You can even use modern technology to help you achieve a more environmentally conscious – and therefore heathen – way of life. Hence the beauty of alternative energy sources, energy efficient dwelling design, etc, etc, etc.
Some folk think it’s already too late and we’ve already stuffed the planet. That’s probably true, but the more we act now the less severe the damage will be. And anyway, I’m arguing for the cultivation of an environmental consciousness because it’s true to heathen ideals, not just for the sake of instrumental consequences.

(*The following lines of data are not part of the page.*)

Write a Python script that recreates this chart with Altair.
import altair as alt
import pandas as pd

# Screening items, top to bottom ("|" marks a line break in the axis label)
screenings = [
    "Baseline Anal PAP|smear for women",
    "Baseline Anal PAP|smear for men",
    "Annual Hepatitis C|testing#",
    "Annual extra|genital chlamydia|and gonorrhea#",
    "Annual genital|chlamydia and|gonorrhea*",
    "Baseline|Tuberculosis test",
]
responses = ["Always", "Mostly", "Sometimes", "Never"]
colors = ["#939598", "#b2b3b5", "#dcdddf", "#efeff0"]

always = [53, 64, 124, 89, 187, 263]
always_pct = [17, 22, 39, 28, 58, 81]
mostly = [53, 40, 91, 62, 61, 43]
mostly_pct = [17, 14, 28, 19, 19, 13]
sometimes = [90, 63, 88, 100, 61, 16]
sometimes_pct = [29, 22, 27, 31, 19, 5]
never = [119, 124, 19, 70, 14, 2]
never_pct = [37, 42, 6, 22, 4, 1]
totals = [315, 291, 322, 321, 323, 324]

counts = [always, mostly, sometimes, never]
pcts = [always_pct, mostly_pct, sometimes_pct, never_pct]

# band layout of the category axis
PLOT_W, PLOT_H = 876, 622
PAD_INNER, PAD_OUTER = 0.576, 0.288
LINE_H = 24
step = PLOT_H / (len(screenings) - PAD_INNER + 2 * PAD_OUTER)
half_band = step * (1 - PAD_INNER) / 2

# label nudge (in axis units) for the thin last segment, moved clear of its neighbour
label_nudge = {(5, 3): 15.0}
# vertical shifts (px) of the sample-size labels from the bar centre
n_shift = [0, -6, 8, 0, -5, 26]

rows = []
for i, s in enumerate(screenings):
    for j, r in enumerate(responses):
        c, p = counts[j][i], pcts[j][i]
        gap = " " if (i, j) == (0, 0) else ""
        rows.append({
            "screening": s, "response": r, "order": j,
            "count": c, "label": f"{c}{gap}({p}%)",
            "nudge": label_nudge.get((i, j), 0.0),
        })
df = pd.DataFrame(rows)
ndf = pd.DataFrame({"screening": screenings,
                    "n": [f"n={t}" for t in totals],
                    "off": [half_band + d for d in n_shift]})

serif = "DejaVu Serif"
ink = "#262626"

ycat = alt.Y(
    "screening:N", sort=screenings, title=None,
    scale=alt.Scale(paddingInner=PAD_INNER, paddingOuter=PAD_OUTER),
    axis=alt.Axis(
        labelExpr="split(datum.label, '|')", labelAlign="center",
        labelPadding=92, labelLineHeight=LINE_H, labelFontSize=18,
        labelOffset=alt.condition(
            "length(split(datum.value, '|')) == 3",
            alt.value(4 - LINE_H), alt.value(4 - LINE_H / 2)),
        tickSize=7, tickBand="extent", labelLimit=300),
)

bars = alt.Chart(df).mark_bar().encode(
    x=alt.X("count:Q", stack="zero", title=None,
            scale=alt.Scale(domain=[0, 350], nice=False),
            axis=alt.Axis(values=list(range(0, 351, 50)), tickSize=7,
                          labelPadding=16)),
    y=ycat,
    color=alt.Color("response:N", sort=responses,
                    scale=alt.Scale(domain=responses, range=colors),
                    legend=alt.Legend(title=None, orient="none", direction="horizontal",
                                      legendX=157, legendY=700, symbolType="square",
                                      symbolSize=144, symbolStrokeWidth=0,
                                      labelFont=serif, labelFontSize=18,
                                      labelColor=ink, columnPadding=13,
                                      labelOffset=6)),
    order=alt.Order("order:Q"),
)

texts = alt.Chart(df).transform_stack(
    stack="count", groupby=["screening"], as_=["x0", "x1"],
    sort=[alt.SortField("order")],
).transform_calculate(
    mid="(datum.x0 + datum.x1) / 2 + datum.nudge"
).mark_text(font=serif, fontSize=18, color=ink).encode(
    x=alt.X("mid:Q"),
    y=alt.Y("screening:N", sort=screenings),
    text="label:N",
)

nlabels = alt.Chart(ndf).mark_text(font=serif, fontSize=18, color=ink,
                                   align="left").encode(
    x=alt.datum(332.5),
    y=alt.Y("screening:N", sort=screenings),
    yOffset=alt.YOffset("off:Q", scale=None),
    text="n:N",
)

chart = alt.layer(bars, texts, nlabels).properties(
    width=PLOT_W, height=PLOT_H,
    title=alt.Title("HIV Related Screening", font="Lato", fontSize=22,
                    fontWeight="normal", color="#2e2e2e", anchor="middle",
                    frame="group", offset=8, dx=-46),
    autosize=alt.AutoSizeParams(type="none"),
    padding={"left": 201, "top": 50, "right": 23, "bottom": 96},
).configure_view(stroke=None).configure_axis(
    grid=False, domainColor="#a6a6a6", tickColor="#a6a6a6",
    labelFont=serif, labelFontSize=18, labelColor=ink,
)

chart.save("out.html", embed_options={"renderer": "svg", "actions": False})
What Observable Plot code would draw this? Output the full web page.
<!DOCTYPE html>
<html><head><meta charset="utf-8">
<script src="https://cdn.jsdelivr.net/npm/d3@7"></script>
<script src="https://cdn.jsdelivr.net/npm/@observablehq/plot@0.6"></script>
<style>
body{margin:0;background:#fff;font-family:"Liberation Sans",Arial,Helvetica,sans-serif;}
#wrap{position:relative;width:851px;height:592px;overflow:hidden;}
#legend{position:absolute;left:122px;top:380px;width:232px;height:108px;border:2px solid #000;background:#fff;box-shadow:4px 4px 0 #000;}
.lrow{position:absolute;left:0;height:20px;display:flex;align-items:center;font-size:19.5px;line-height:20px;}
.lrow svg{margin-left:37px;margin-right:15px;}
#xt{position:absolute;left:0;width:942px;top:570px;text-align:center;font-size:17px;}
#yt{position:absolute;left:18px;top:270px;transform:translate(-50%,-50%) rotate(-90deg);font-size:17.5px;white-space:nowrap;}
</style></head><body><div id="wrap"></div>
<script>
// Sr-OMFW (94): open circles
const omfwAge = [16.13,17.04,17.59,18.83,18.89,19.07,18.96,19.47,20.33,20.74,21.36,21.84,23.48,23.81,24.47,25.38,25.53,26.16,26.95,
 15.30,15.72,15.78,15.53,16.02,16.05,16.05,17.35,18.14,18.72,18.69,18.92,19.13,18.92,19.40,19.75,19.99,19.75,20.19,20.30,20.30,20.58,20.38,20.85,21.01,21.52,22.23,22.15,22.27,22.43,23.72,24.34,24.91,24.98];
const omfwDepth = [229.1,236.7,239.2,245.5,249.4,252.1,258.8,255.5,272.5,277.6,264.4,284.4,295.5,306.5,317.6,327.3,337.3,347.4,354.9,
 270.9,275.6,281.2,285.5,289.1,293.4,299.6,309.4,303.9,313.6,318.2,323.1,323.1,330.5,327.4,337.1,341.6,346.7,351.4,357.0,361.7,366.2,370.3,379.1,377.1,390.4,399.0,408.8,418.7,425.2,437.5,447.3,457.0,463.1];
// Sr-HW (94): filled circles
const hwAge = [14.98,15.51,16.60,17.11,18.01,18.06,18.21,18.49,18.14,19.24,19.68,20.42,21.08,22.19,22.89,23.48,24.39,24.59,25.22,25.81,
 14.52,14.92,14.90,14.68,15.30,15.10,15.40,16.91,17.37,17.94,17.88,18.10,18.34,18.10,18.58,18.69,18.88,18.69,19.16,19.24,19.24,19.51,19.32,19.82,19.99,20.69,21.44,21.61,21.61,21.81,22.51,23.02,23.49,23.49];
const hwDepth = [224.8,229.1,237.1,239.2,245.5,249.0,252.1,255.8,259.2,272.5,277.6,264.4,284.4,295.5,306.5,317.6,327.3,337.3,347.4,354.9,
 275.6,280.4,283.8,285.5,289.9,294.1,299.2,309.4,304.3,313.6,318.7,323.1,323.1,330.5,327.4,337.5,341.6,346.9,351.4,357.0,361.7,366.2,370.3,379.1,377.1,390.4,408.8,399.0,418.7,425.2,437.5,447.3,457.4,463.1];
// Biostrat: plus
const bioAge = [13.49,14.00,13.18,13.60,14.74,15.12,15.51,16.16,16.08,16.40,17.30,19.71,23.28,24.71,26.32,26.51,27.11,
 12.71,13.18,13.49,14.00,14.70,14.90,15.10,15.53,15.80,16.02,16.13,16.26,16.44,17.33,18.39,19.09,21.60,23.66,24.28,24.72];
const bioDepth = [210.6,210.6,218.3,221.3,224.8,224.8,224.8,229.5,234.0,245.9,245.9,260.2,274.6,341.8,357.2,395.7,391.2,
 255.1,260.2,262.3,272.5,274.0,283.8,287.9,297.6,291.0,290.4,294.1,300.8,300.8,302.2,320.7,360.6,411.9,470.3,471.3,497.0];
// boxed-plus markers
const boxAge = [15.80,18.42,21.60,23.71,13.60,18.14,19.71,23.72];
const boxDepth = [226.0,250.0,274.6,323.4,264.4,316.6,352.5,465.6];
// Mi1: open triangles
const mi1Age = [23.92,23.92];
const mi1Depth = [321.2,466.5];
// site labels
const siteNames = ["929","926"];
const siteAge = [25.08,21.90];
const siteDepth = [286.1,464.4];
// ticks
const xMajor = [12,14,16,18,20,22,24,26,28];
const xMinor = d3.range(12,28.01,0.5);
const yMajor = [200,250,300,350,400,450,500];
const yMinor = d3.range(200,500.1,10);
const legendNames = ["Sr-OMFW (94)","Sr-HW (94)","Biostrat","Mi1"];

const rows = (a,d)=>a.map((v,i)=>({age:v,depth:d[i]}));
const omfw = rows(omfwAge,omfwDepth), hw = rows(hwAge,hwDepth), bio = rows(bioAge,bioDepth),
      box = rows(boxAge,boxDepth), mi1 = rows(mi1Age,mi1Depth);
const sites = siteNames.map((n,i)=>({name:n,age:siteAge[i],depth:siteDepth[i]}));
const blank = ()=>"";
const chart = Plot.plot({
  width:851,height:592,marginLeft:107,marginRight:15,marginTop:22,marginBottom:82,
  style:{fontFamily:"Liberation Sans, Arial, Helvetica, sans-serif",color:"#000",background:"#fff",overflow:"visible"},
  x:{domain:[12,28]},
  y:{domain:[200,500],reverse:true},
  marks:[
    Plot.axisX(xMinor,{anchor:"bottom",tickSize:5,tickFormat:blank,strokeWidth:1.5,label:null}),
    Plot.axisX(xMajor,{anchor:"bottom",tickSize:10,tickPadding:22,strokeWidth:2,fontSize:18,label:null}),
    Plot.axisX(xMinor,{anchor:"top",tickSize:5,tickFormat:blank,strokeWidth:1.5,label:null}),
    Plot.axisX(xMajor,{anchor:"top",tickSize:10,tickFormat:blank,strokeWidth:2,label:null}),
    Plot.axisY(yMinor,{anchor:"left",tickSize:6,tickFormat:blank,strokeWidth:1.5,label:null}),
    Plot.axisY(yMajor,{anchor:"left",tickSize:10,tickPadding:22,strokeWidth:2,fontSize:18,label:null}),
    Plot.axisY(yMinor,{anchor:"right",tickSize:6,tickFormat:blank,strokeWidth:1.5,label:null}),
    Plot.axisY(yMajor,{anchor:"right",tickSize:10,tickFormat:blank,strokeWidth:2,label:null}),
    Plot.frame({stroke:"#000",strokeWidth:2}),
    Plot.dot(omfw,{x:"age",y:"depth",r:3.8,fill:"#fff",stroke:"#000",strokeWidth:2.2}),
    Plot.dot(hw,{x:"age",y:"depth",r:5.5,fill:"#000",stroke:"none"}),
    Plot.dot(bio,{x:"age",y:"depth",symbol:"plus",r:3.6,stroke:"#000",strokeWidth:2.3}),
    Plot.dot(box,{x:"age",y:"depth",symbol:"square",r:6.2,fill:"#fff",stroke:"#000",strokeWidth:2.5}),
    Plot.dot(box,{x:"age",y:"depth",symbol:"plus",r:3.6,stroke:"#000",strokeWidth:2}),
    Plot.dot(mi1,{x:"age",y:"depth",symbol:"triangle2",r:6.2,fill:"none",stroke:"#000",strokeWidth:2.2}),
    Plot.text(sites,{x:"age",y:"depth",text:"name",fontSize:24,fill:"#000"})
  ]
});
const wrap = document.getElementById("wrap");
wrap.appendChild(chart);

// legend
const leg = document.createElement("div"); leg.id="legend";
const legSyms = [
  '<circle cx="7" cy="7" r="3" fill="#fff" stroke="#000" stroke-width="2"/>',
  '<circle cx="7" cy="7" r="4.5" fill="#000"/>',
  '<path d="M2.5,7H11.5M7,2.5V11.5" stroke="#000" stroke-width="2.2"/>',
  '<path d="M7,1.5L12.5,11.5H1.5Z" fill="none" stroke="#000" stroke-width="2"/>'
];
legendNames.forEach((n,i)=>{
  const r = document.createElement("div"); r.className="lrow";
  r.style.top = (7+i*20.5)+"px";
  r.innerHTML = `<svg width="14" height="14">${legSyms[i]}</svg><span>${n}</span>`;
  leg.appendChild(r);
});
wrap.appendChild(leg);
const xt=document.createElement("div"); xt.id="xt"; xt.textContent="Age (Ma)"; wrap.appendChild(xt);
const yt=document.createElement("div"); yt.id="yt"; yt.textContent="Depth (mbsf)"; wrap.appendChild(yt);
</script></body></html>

Really the only people getting in the way of all this are politicians in the pocket of polluting corporations who are too short-sighted to see that in the long run climate change and environmental destruction are going to be way more expensive (and not just in dollars, but in animal lives, human lives and ecosystems) than cleaning up their act now.
You might like to get involved in political or consumer action – I’m sure you can find plenty of suitable organisations to help you do this on the web. The world’s environmental woes present a great opportunity for modern heathens to recycle the old school heathen relationship to nature and consequence – so let’s not waste it!